The money was granted by the U.S. Department of Health and Human Services under Title III of the Ryan White CARE Act.

Since the act’s inception in 1991, more than $6.4 billion has been dispensed to public and private agencies focused on treating and preventing HIV infection, specifically in low-income populations. This year, the department awarded more than $4.8 million to 29 states and the District of Columbia.

RAIN, founded in 1992 by members of Missouri United Methodist Church in Columbia, first applied for the grant in 2001.

“RAIN provides crucial nonmedical services,” said the Rev. David Elliott, chairman of the board of trustees for RAIN.

Elliot, who has worked with the organization for nearly three years, is a former minister at the Unity Center of Columbia. He said his decision to get involved was as natural as a calling.

“There was a time when people were dying of AIDS instead of living with AIDS,” Elliot said.

With a growing number of volunteers and staff members, the agency offers case management for people infected with HIV, including incarcerated patients. Also available are transportation assistance, an emergency food pantry and health counseling for people who are HIV-positive.

A primary focus of the organization is education and prevention. RAIN offers testing and counseling for individuals as well as HIV-prevention interventions at the community level.
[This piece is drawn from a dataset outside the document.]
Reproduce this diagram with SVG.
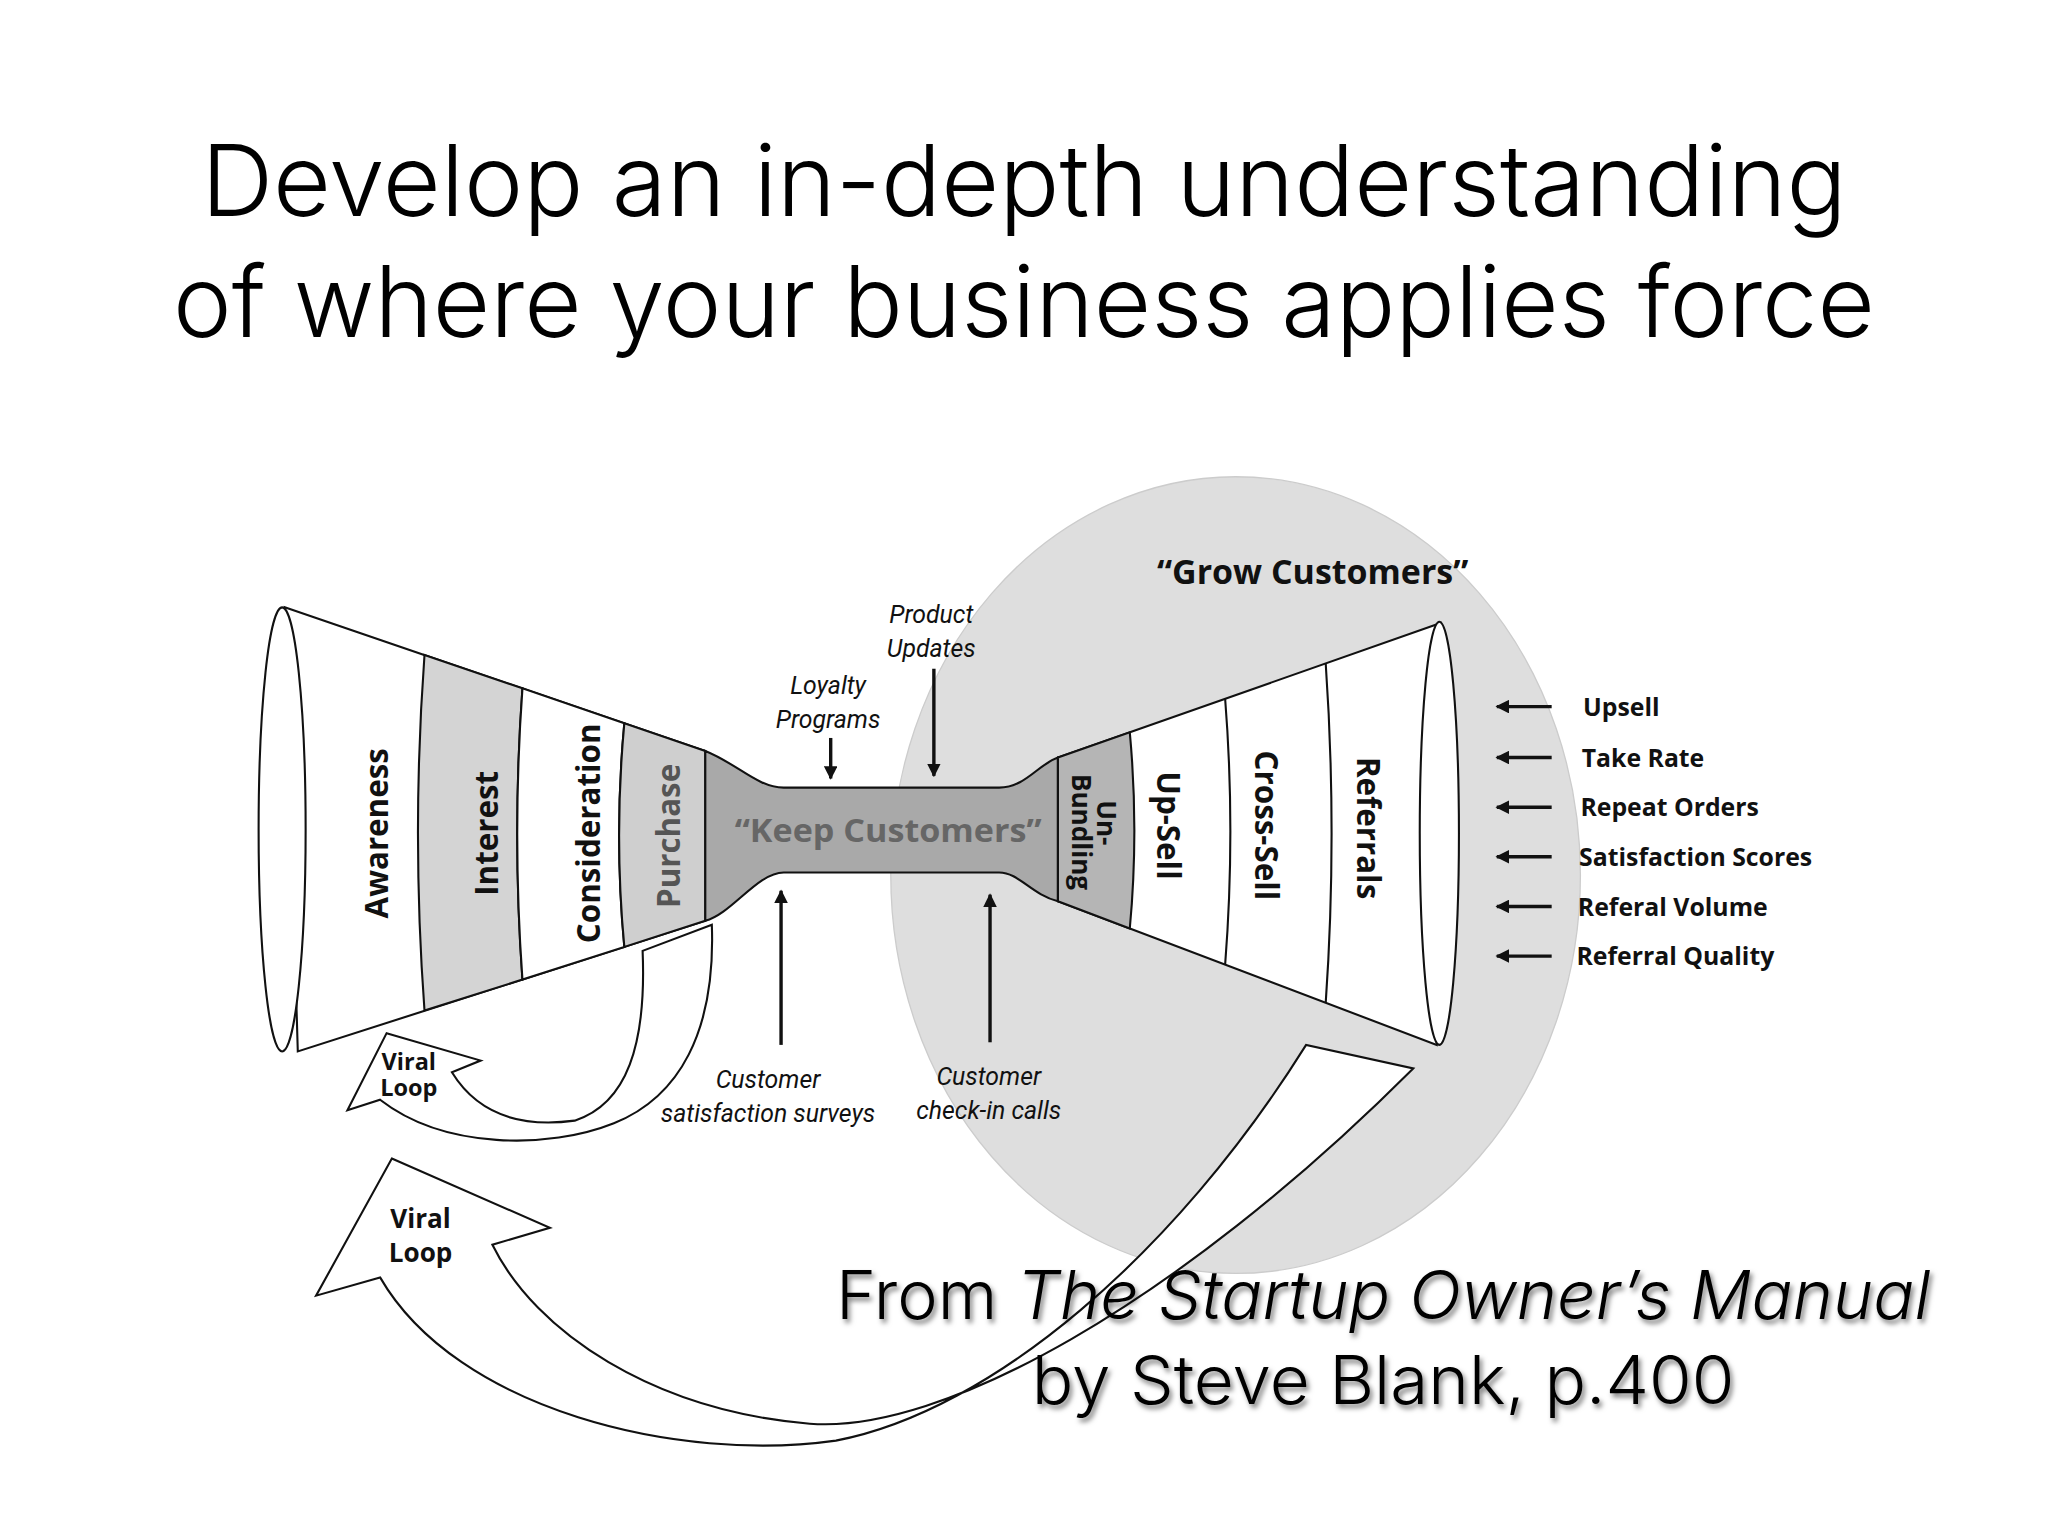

The subject of AIDS has drifted from the mainstream in recent years, especially in rural parts of the country. Yet new diagnoses in Boone County remain in the hundreds each year. Last year, an estimated 30 percent of HIV infections contracted through intravenous drug use in the state were from Boone County.

In 2002, the Department of Health reported a total 614 patients were diagnosed within the 33-county north-central region served by RAIN.

“There is just such a need out there,” Elliott said.